Instructions to follow:
The material below includes pictures; leave them out and return only the lines between the line containing "Write a Python" and the line containing "annotations = []", inclusive, word for word.

Entries provided:
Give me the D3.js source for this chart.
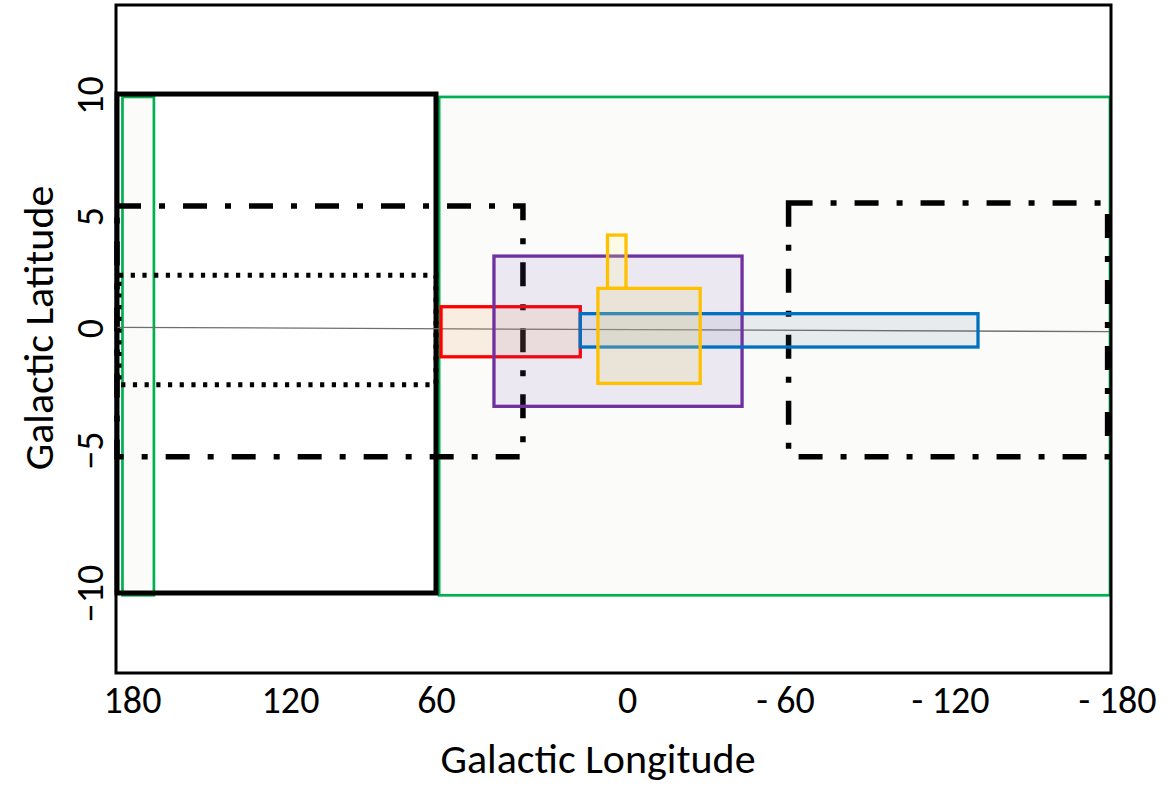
<!DOCTYPE html>
<html>
<head>
<meta charset="utf-8">
<script src="https://cdn.jsdelivr.net/npm/d3@7"></script>
<style>
  html, body { margin: 0; padding: 0; background: #ffffff; }
  svg { display: block; }
  text { font-family: Carlito, Lato, "Open Sans", sans-serif; fill: #000; }
</style>
</head>
<body>
<svg id="chart" width="1171" height="786"></svg>
<script>
// ---- data ----
const lonTicks = [180, 120, 60, 0, -60, -120, -180];
const latTicks = [10, 5, 0, -5, -10];

// survey footprints (galactic longitude / latitude extents)
const boxNames = ["greenWide", "greenNarrow", "blackBox", "dashLeft", "dashRight", "dotted",
                  "red", "purple", "blue", "yellowBig", "yellowSmall"];
const boxLonMax = [59, 178.1, 180, 180, -61.3, 179.3, 58.4, 41.6, 14.2, 8.6, 5.56];
const boxLonMin = [-180, 167.2, 60, 32.4, -179.1, 60, 14.2, -43.9, -130.5, -28.2, -0.37];
const boxLatMax = [9.92, 9.92, 10.04, 5.41, 5.54, 2.35, 0.95, 3.21, 0.64, 1.77, 4.15];
const boxLatMin = [-10.08, -10.08, -10, -5.24, -5.24, -2.33, -1.18, -3.21, -0.78, -2.27, 1.77];

// galactic plane reference line
const planeLon = [180, -180];
const planeLat = [0.03, -0.15];

// ---- styles ----
const boxStyle = {
  greenWide:   { stroke: "#00b050", width: 2.7, fill: "#fbfbf9", dash: null },
  greenNarrow: { stroke: "#00b050", width: 2.7, fill: "#fbfbf9", dash: null },
  blackBox:    { stroke: "#000000", width: 5, fill: "none", dash: null },
  dashLeft:    { stroke: "#000000", width: 5.5, fill: "none", dash: "24,18,6,18" },
  dashRight:   { stroke: "#000000", width: 5.5, fill: "none", dash: "24,18,6,18" },
  dotted:      { stroke: "#000000", width: 5, fill: "none", dash: "4.2,7.5" },
  red:         { stroke: "#ff0000", width: 3.3, fill: "rgba(240,150,80,0.13)", dash: null },
  purple:      { stroke: "#7030a0", width: 3.3, fill: "rgba(120,80,180,0.11)", dash: null },
  blue:        { stroke: "#0070c0", width: 3.3, fill: "rgba(80,110,150,0.11)", dash: null },
  yellowBig:   { stroke: "#ffc000", width: 3.3, fill: "rgba(225,215,140,0.25)", dash: null },
  yellowSmall: { stroke: "#ffc000", width: 3.3, fill: "rgba(255,250,150,0.2)", dash: null }
};

const svg = d3.select("#chart");

const frame = { left: 116, right: 1111, top: 5, bottom: 673 };

const x = d3.scaleLinear().domain(lonTicks).range([117, 290, 436, 625, 785, 950, 1110]);
const y = d3.scaleLinear().domain(latTicks).range([95, 216, 328, 450, 593]);

const boxes = boxNames.map((n, i) => ({
  name: n, l0: boxLonMax[i], l1: boxLonMin[i], b0: boxLatMax[i], b1: boxLatMin[i]
}));

const gBoxes = svg.append("g");
const planeLine = d3.line().x(d => x(d[0])).y(d => y(d[1]));

boxes.forEach(d => {
  const s = boxStyle[d.name];
  if (d.name === "red") {
    // galactic plane line goes beneath the coloured footprints
    gBoxes.append("path")
      .datum(planeLon.map((l, i) => [l, planeLat[i]]))
      .attr("d", planeLine)
      .attr("stroke", "#6f6f6f")
      .attr("stroke-width", 1.3)
      .attr("fill", "none");
  }
  const x0 = x(d.l0), x1 = x(d.l1), y0 = y(d.b0), y1 = y(d.b1);
  const r = gBoxes.append("rect")
    .attr("x", Math.min(x0, x1))
    .attr("y", Math.min(y0, y1))
    .attr("width", Math.abs(x1 - x0))
    .attr("height", Math.abs(y1 - y0))
    .attr("fill", s.fill)
    .attr("stroke", s.stroke)
    .attr("stroke-width", s.width);
  if (s.dash) r.attr("stroke-dasharray", s.dash);
});

// frame
svg.append("rect")
  .attr("x", frame.left).attr("y", frame.top)
  .attr("width", frame.right - frame.left)
  .attr("height", frame.bottom - frame.top)
  .attr("fill", "none").attr("stroke", "#000").attr("stroke-width", 3);

// x axis
const xAxis = svg.append("g")
  .attr("transform", `translate(0,${frame.bottom})`)
  .call(d3.axisBottom(x).tickValues(lonTicks).tickSize(0)
    .tickFormat(d => d < 0 ? "- " + (-d) : String(d)));
xAxis.select(".domain").remove();
xAxis.selectAll("text")
  .attr("y", 40).attr("dy", 0)
  .attr("dx", d => d === 180 ? 15 : (d === -180 ? 7 : (d === 0 ? 2 : 0)))
  .style("font-size", "38px")
  .style("font-family", "Carlito, Lato, sans-serif");

// y axis
const yAxis = svg.append("g")
  .attr("transform", `translate(${frame.left},0)`)
  .call(d3.axisLeft(y).tickValues(latTicks).tickSize(0));
yAxis.select(".domain").remove();
yAxis.selectAll("text")
  .attr("x", null).attr("dy", 0)
  .attr("text-anchor", "middle")
  .attr("transform", "translate(-13,0) rotate(-90)")
  .style("font-size", "38px")
  .style("font-family", "Carlito, Lato, sans-serif");

// axis titles
svg.append("text")
  .attr("x", 598).attr("y", 773)
  .attr("text-anchor", "middle")
  .style("font-size", "42px")
  .text("Galactic Longitude");

svg.append("text")
  .attr("transform", "translate(53,328) rotate(-90)")
  .attr("text-anchor", "middle")
  .style("font-size", "42px")
  .text("Galactic Latitude");
</script>
</body>
</html>
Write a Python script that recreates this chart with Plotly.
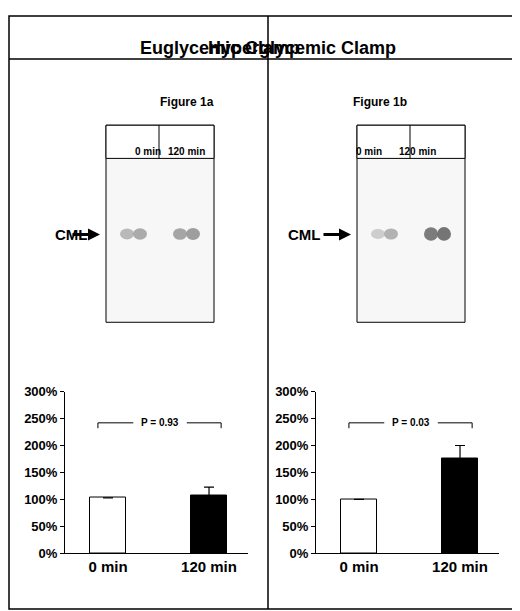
import plotly.graph_objects as go

W, H = 520, 611

# data
panels = ["Euglycemic Clamp", "Hyperglycemic Clamp"]
fig_labels = ["Figure 1a", "Figure 1b"]
categories = ["0 min", "120 min"]
means = [[1.03, 1.08], [1.00, 1.75]]
errors = [[0.0, 0.15], [0.0, 0.25]]
p_values = ["P = 0.93", "P = 0.03"]
y_ticks = [0, 0.5, 1.0, 1.5, 2.0, 2.5, 3.0]
y_tick_text = ["0%", "50%", "100%", "150%", "200%", "250%", "300%"]
# blot band intensity (0..1) for each lane: [left spot, right spot]
band_strength = [[[0.35, 0.45], [0.5, 0.55]], [[0.2, 0.4], [0.8, 0.85]]]

font = "Liberation Sans, Arial, sans-serif"

def px(x):
    return x / W

def py(y):
    return 1 - y / H

fig = go.Figure()
shapes = []
annotations = []

# outer frame, header line, divider
shapes.append(dict(type="rect", xref="paper", yref="paper", x0=px(1), x1=px(519),
                   y0=py(609), y1=py(1), line=dict(color="black", width=1.5)))
shapes.append(dict(type="line", xref="paper", yref="paper", x0=px(1), x1=px(519),
                   y0=py(45), y1=py(45), line=dict(color="black", width=1.5)))
shapes.append(dict(type="line", xref="paper", yref="paper", x0=px(260), x1=px(260),
                   y0=py(1), y1=py(609), line=dict(color="black", width=1.5)))

for i in range(2):
    off = 251 * i
    xa = "x" if i == 0 else "x2"
    ya = "y" if i == 0 else "y2"

    annotations.append(dict(text="<b>%s</b>" % panels[i], xref="paper", yref="paper",
                            x=px(130 + 260 * i), y=py(22), showarrow=False,
                            font=dict(size=18, family=font, color="black")))
    annotations.append(dict(text="<b>%s</b>" % fig_labels[i], xref="paper", yref="paper",
                            x=px(150 + off), y=py(80), showarrow=False,
                            font=dict(size=12, family=font, color="black")))

    # blot box
    bx0, bx1, bmid = 98 + off, 206 + off, 151 + off
    shapes.append(dict(type="rect", xref="paper", yref="paper", x0=px(bx0), x1=px(bx1),
                       y0=py(315), y1=py(113), line=dict(color="black", width=1),
                       fillcolor="#f7f7f7"))
    shapes.append(dict(type="rect", xref="paper", yref="paper", x0=px(bx0), x1=px(bx1),
                       y0=py(147), y1=py(113), line=dict(color="black", width=1),
                       fillcolor="white"))
    shapes.append(dict(type="line", xref="paper", yref="paper", x0=px(bmid), x1=px(bmid),
                       y0=py(147), y1=py(113), line=dict(color="black", width=1)))
    for k, lab in enumerate(categories):
        annotations.append(dict(text="<b>%s</b>" % lab, xref="paper", yref="paper",
                                x=px((bx0 + bmid) / 2 if k == 0 else (bmid + bx1) / 2),
                                y=py(132), showarrow=False,
                                font=dict(size=10, family=font, color="black")))
    # bands
    for k in range(2):
        lx = bx0 + 27 + 53 * k
        for j, s in enumerate(band_strength[i][k]):
            g = int(230 - 150 * s)
            shapes.append(dict(type="circle", xref="paper", yref="paper",
                               x0=px(lx - 13 + 13 * j), x1=px(lx + 1 + 13 * j),
                               y0=py(229 + 3 * s), y1=py(220 - 3 * s),
                               line=dict(width=0),
                               fillcolor="rgb(%d,%d,%d)" % (g, g, g), opacity=0.9))
    annotations.append(dict(text="<b>CML</b>", xref="paper", yref="paper",
                            x=px(bx0 - 53), y=py(225), showarrow=False,
                            font=dict(size=15, family=font, color="black")))
    annotations.append(dict(text="", xref="paper", yref="paper",
                            x=px(bx0 - 6), y=py(225), showarrow=True, ax=-29, ay=0,
                            arrowhead=2, arrowsize=0.8, arrowwidth=3, arrowcolor="black",
                            standoff=0))

    # bar chart
    fig.add_trace(go.Bar(x=[0, 1], y=means[i], width=0.36,
                         marker=dict(color=["white", "black"], line=dict(color="black", width=1)),
                         error_y=dict(type="data", array=errors[i], visible=True,
                                      color="black", thickness=1.2, width=5),
                         xaxis=xa, yaxis=ya, showlegend=False))
    dom = [px(57 + off), px(240 + off)]
    fig.layout["xaxis" + ("" if i == 0 else "2")] = dict(
        domain=dom, range=[-0.426, 1.386], anchor=ya, tickvals=[0, 1],
        ticktext=["<b>%s</b>" % c for c in categories], showline=True, linecolor="black",
        ticks="", tickfont=dict(size=15, family=font, color="black"), showgrid=False,
        zeroline=False, fixedrange=True)
    fig.layout["yaxis" + ("" if i == 0 else "2")] = dict(
        domain=[py(552), py(386)], range=[0, 3], anchor=xa, tickvals=y_ticks,
        ticktext=["<b>%s</b>" % t for t in y_tick_text], showline=True, linecolor="black",
        ticks="outside", ticklen=4, tickcolor="black", showgrid=False, zeroline=False,
        tickfont=dict(size=13, family=font, color="black"))

    # mid tick on x axis
    shapes.append(dict(type="line", xref=xa, yref=ya, x0=0.5, x1=0.5, y0=0, y1=-0.07,
                       line=dict(color="black", width=1)))
    # p-value bracket
    for seg in [(-0.1, 0.25), (0.78, 1.12)]:
        shapes.append(dict(type="line", xref=xa, yref=ya, x0=seg[0], x1=seg[1],
                           y0=2.42, y1=2.42, line=dict(color="black", width=1)))
    for xe in [-0.1, 1.12]:
        shapes.append(dict(type="line", xref=xa, yref=ya, x0=xe, x1=xe,
                           y0=2.42, y1=2.32, line=dict(color="black", width=1)))
    annotations.append(dict(text="<b>%s</b>" % p_values[i], xref=xa, yref=ya, x=0.51, y=2.42,
                            showarrow=False, font=dict(size=10, family=font, color="black")))

fig.update_layout(width=W, height=H, margin=dict(l=0, r=0, t=0, b=0),
                  paper_bgcolor="white", plot_bgcolor="white",
                  shapes=shapes, annotations=annotations, bargap=0)
fig.write_html("out.html")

Reply:
Write a Python script that recreates this chart with Plotly.
import plotly.graph_objects as go

W, H = 520, 611

# data
panels = ["Euglycemic Clamp", "Hyperglycemic Clamp"]
fig_labels = ["Figure 1a", "Figure 1b"]
categories = ["0 min", "120 min"]
means = [[1.03, 1.08], [1.00, 1.75]]
errors = [[0.0, 0.15], [0.0, 0.25]]
p_values = ["P = 0.93", "P = 0.03"]
y_ticks = [0, 0.5, 1.0, 1.5, 2.0, 2.5, 3.0]
y_tick_text = ["0%", "50%", "100%", "150%", "200%", "250%", "300%"]
# blot band intensity (0..1) for each lane: [left spot, right spot]
band_strength = [[[0.35, 0.45], [0.5, 0.55]], [[0.2, 0.4], [0.8, 0.85]]]

font = "Liberation Sans, Arial, sans-serif"

def px(x):
    return x / W

def py(y):
    return 1 - y / H

fig = go.Figure()
shapes = []
annotations = []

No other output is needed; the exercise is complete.